**Given instruction**
Repeat what the lines below say, word for word, and skip every image.

**Data rows**
═══

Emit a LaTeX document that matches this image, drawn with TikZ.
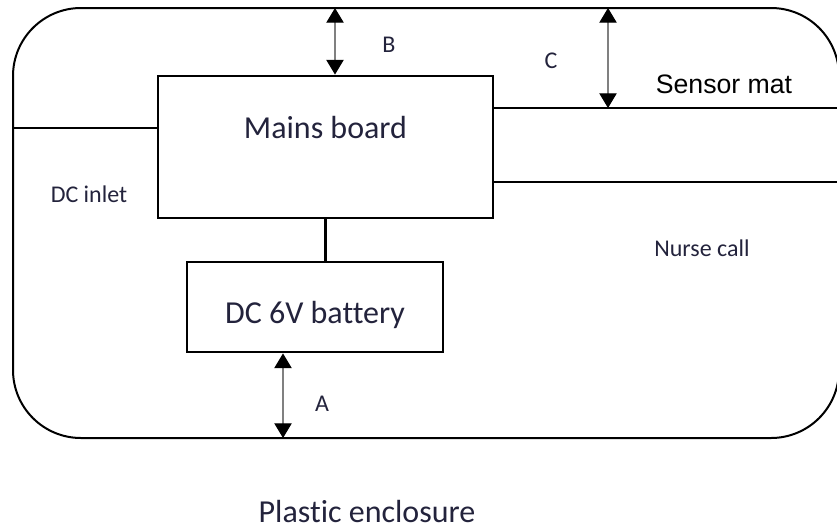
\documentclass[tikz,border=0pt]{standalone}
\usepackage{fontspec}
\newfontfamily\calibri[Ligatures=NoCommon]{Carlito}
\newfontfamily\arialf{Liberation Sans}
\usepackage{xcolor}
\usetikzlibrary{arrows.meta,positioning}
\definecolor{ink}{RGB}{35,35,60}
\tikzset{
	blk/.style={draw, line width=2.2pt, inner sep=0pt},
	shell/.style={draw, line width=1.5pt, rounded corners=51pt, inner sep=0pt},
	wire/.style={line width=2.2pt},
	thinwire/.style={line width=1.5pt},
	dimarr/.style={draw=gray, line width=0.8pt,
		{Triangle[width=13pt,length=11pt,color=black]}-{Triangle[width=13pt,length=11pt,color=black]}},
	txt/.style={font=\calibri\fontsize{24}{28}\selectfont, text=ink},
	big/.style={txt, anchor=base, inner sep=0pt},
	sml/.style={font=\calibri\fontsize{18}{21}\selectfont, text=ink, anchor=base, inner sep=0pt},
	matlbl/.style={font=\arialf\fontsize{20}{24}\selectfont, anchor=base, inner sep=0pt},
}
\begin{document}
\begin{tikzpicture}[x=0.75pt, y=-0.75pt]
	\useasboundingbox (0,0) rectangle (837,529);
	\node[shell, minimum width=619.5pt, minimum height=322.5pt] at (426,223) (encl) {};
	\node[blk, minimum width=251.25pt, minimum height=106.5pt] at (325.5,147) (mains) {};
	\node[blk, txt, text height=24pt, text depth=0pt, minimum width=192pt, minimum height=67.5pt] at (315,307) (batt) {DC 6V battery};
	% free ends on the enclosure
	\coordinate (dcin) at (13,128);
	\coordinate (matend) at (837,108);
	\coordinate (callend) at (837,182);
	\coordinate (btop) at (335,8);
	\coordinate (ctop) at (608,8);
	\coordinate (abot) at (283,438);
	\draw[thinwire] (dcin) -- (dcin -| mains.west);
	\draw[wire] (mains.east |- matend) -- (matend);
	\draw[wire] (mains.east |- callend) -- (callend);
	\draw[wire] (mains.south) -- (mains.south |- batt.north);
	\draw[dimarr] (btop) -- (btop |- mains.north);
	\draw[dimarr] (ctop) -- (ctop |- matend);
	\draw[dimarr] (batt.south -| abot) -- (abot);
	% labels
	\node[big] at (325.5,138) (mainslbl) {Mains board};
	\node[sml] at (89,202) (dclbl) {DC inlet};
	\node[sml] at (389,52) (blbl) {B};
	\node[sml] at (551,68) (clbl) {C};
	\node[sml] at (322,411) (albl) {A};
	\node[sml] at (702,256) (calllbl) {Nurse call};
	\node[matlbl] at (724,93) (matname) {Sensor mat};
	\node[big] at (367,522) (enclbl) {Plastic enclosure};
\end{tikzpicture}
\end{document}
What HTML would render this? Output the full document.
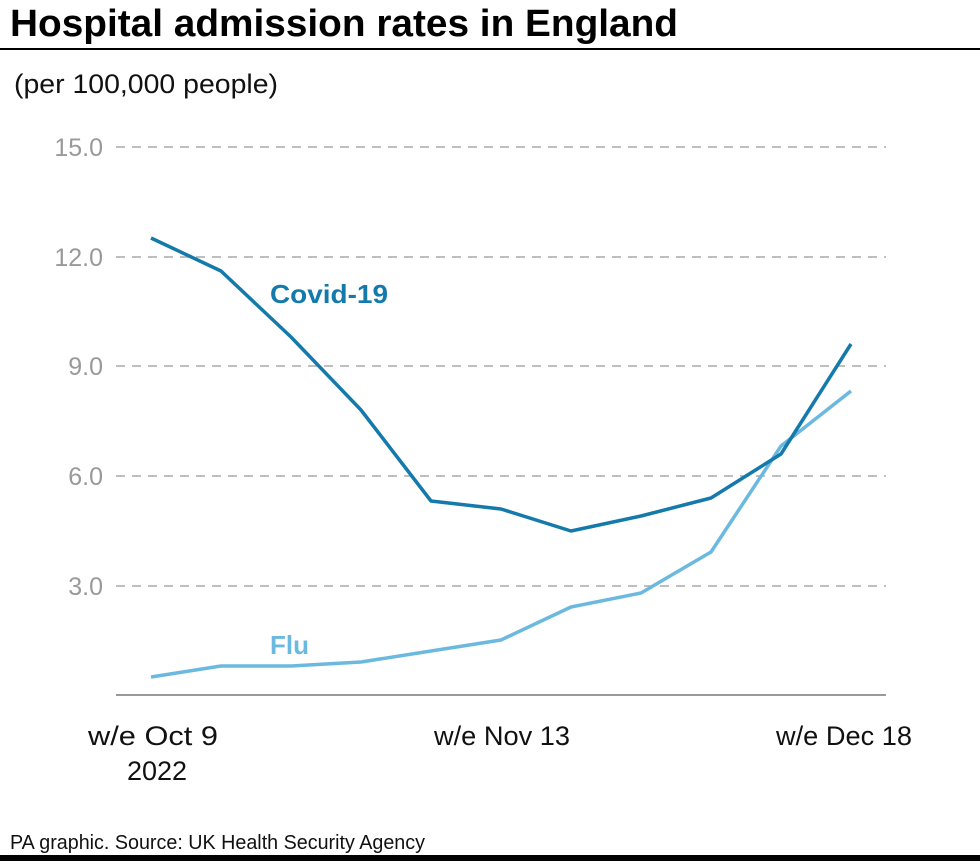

═══

**Exercise output**
Emit a LaTeX document that matches this image, drawn with TikZ.
\documentclass[tikz,border=0pt]{standalone}
\usepackage{fontspec}
\newfontfamily\calibri[Ligatures=NoCommon]{Carlito}
\newfontfamily\arialf{Liberation Sans}
\usepackage{xcolor}
\usetikzlibrary{arrows.meta,positioning}
\definecolor{ink}{RGB}{35,35,60}
\tikzset{
	blk/.style={draw, line width=2.2pt, inner sep=0pt},
	shell/.style={draw, line width=1.5pt, rounded corners=51pt, inner sep=0pt},
	wire/.style={line width=2.2pt},
	thinwire/.style={line width=1.5pt},
	dimarr/.style={draw=gray, line width=0.8pt,
		{Triangle[width=13pt,length=11pt,color=black]}-{Triangle[width=13pt,length=11pt,color=black]}},
	txt/.style={font=\calibri\fontsize{24}{28}\selectfont, text=ink},
	big/.style={txt, anchor=base, inner sep=0pt},
	sml/.style={font=\calibri\fontsize{18}{21}\selectfont, text=ink, anchor=base, inner sep=0pt},
	matlbl/.style={font=\arialf\fontsize{20}{24}\selectfont, anchor=base, inner sep=0pt},
}
\begin{document}
\begin{tikzpicture}[x=0.75pt, y=-0.75pt]
	\useasboundingbox (0,0) rectangle (837,529);
	\node[shell, minimum width=619.5pt, minimum height=322.5pt] at (426,223) (encl) {};
	\node[blk, minimum width=251.25pt, minimum height=106.5pt] at (325.5,147) (mains) {};
	\node[blk, txt, text height=24pt, text depth=0pt, minimum width=192pt, minimum height=67.5pt] at (315,307) (batt) {DC 6V battery};
	% free ends on the enclosure
	\coordinate (dcin) at (13,128);
	\coordinate (matend) at (837,108);
	\coordinate (callend) at (837,182);
	\coordinate (btop) at (335,8);
	\coordinate (ctop) at (608,8);
	\coordinate (abot) at (283,438);
	\draw[thinwire] (dcin) -- (dcin -| mains.west);
	\draw[wire] (mains.east |- matend) -- (matend);
	\draw[wire] (mains.east |- callend) -- (callend);
	\draw[wire] (mains.south) -- (mains.south |- batt.north);
	\draw[dimarr] (btop) -- (btop |- mains.north);
	\draw[dimarr] (ctop) -- (ctop |- matend);
	\draw[dimarr] (batt.south -| abot) -- (abot);
	% labels
	\node[big] at (325.5,138) (mainslbl) {Mains board};
	\node[sml] at (89,202) (dclbl) {DC inlet};
	\node[sml] at (389,52) (blbl) {B};
	\node[sml] at (551,68) (clbl) {C};
	\node[sml] at (322,411) (albl) {A};
	\node[sml] at (702,256) (calllbl) {Nurse call};
	\node[matlbl] at (724,93) (matname) {Sensor mat};
	\node[big] at (367,522) (enclbl) {Plastic enclosure};
\end{tikzpicture}
\end{document}
What HTML would render this? Output the full document.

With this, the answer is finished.